* [Instructions to follow]: All of the listing below must be repeated word for word. Pictures are the only thing to omit.
+ + + +
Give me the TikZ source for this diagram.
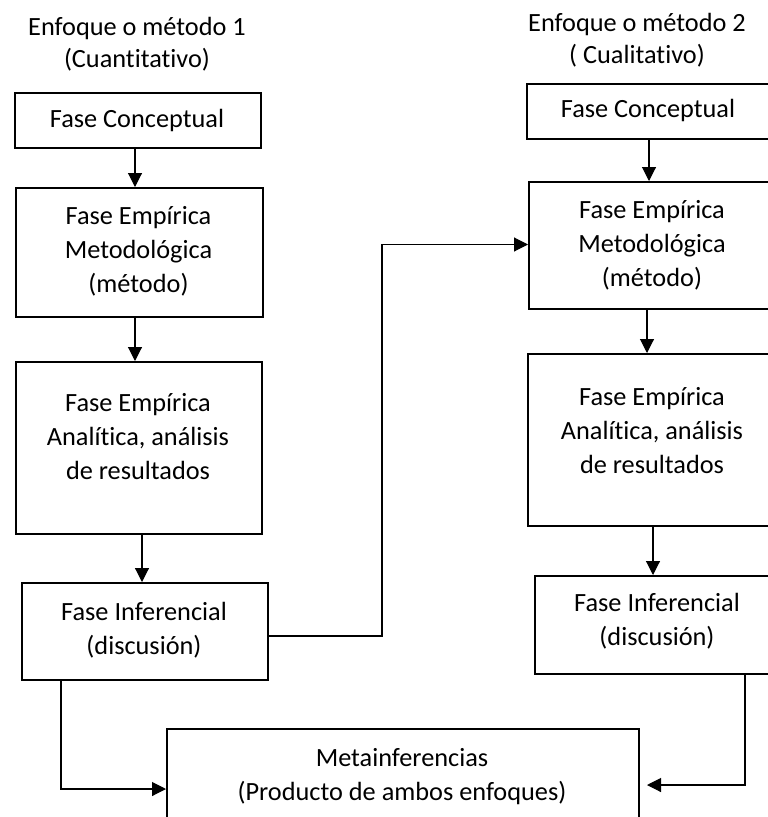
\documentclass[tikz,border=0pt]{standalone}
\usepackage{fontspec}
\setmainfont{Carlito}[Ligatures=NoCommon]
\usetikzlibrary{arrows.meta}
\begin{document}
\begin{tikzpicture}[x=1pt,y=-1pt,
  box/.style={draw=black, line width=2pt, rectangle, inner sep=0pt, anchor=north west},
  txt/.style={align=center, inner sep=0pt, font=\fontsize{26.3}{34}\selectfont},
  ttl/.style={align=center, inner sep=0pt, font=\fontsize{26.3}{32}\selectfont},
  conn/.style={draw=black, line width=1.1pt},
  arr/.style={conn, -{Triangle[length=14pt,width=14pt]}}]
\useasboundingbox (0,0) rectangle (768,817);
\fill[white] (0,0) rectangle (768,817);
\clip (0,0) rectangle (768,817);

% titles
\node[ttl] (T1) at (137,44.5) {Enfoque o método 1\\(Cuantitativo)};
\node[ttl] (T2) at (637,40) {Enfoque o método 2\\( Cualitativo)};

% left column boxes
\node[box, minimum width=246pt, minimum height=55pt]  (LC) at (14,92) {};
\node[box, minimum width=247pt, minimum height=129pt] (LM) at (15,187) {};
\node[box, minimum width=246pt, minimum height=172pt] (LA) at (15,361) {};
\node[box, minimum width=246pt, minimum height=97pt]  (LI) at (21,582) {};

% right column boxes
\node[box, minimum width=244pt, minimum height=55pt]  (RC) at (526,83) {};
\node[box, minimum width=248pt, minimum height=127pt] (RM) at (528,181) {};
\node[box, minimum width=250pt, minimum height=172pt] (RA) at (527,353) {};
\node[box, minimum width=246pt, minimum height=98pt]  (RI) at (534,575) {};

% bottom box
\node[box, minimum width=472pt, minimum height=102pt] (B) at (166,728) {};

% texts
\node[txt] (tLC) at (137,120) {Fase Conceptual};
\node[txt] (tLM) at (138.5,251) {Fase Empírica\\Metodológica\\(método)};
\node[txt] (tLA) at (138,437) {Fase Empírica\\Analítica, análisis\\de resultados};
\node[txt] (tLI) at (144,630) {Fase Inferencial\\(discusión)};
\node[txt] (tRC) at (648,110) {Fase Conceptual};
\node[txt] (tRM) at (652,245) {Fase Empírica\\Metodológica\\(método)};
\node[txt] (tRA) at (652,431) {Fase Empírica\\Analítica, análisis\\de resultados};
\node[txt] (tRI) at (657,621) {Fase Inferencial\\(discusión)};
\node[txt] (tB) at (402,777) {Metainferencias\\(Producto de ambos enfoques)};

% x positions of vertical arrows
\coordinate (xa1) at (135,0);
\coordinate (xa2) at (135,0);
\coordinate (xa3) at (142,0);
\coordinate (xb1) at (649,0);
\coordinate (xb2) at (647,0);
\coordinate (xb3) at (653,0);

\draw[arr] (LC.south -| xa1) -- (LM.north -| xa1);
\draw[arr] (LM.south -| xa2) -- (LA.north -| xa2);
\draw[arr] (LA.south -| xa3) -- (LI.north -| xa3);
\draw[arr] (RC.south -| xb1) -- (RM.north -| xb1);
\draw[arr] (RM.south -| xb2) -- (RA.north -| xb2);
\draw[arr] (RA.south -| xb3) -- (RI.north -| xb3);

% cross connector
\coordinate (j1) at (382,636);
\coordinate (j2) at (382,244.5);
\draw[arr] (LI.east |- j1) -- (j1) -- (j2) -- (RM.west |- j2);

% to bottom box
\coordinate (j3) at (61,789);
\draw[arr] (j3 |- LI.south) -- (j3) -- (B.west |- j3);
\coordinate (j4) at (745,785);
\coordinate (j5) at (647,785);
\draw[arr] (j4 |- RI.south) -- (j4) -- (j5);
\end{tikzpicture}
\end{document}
+ + + +
* [Exercise output]:
Give me the TikZ source for this diagram.
\documentclass[tikz,border=0pt]{standalone}
\usepackage{fontspec}
\setmainfont{Carlito}[Ligatures=NoCommon]
\usetikzlibrary{arrows.meta}
\begin{document}
\begin{tikzpicture}[x=1pt,y=-1pt,
  box/.style={draw=black, line width=2pt, rectangle, inner sep=0pt, anchor=north west},
  txt/.style={align=center, inner sep=0pt, font=\fontsize{26.3}{34}\selectfont},
  ttl/.style={align=center, inner sep=0pt, font=\fontsize{26.3}{32}\selectfont},
  conn/.style={draw=black, line width=1.1pt},
  arr/.style={conn, -{Triangle[length=14pt,width=14pt]}}]
\useasboundingbox (0,0) rectangle (768,817);
\fill[white] (0,0) rectangle (768,817);
\clip (0,0) rectangle (768,817);

% titles
\node[ttl] (T1) at (137,44.5) {Enfoque o método 1\\(Cuantitativo)};
\node[ttl] (T2) at (637,40) {Enfoque o método 2\\( Cualitativo)};

% left column boxes
\node[box, minimum width=246pt, minimum height=55pt]  (LC) at (14,92) {};
\node[box, minimum width=247pt, minimum height=129pt] (LM) at (15,187) {};
\node[box, minimum width=246pt, minimum height=172pt] (LA) at (15,361) {};
\node[box, minimum width=246pt, minimum height=97pt]  (LI) at (21,582) {};

% right column boxes
\node[box, minimum width=244pt, minimum height=55pt]  (RC) at (526,83) {};
\node[box, minimum width=248pt, minimum height=127pt] (RM) at (528,181) {};
\node[box, minimum width=250pt, minimum height=172pt] (RA) at (527,353) {};
\node[box, minimum width=246pt, minimum height=98pt]  (RI) at (534,575) {};

% bottom box
\node[box, minimum width=472pt, minimum height=102pt] (B) at (166,728) {};

% texts
\node[txt] (tLC) at (137,120) {Fase Conceptual};
\node[txt] (tLM) at (138.5,251) {Fase Empírica\\Metodológica\\(método)};
\node[txt] (tLA) at (138,437) {Fase Empírica\\Analítica, análisis\\de resultados};
\node[txt] (tLI) at (144,630) {Fase Inferencial\\(discusión)};
\node[txt] (tRC) at (648,110) {Fase Conceptual};
\node[txt] (tRM) at (652,245) {Fase Empírica\\Metodológica\\(método)};
\node[txt] (tRA) at (652,431) {Fase Empírica\\Analítica, análisis\\de resultados};
\node[txt] (tRI) at (657,621) {Fase Inferencial\\(discusión)};
\node[txt] (tB) at (402,777) {Metainferencias\\(Producto de ambos enfoques)};

% x positions of vertical arrows
\coordinate (xa1) at (135,0);
\coordinate (xa2) at (135,0);
\coordinate (xa3) at (142,0);
\coordinate (xb1) at (649,0);
\coordinate (xb2) at (647,0);
\coordinate (xb3) at (653,0);

\draw[arr] (LC.south -| xa1) -- (LM.north -| xa1);
\draw[arr] (LM.south -| xa2) -- (LA.north -| xa2);
\draw[arr] (LA.south -| xa3) -- (LI.north -| xa3);
\draw[arr] (RC.south -| xb1) -- (RM.north -| xb1);
\draw[arr] (RM.south -| xb2) -- (RA.north -| xb2);
\draw[arr] (RA.south -| xb3) -- (RI.north -| xb3);

% cross connector
\coordinate (j1) at (382,636);
\coordinate (j2) at (382,244.5);
\draw[arr] (LI.east |- j1) -- (j1) -- (j2) -- (RM.west |- j2);

% to bottom box
\coordinate (j3) at (61,789);
\draw[arr] (j3 |- LI.south) -- (j3) -- (B.west |- j3);
\coordinate (j4) at (745,785);
\coordinate (j5) at (647,785);
\draw[arr] (j4 |- RI.south) -- (j4) -- (j5);
\end{tikzpicture}
\end{document}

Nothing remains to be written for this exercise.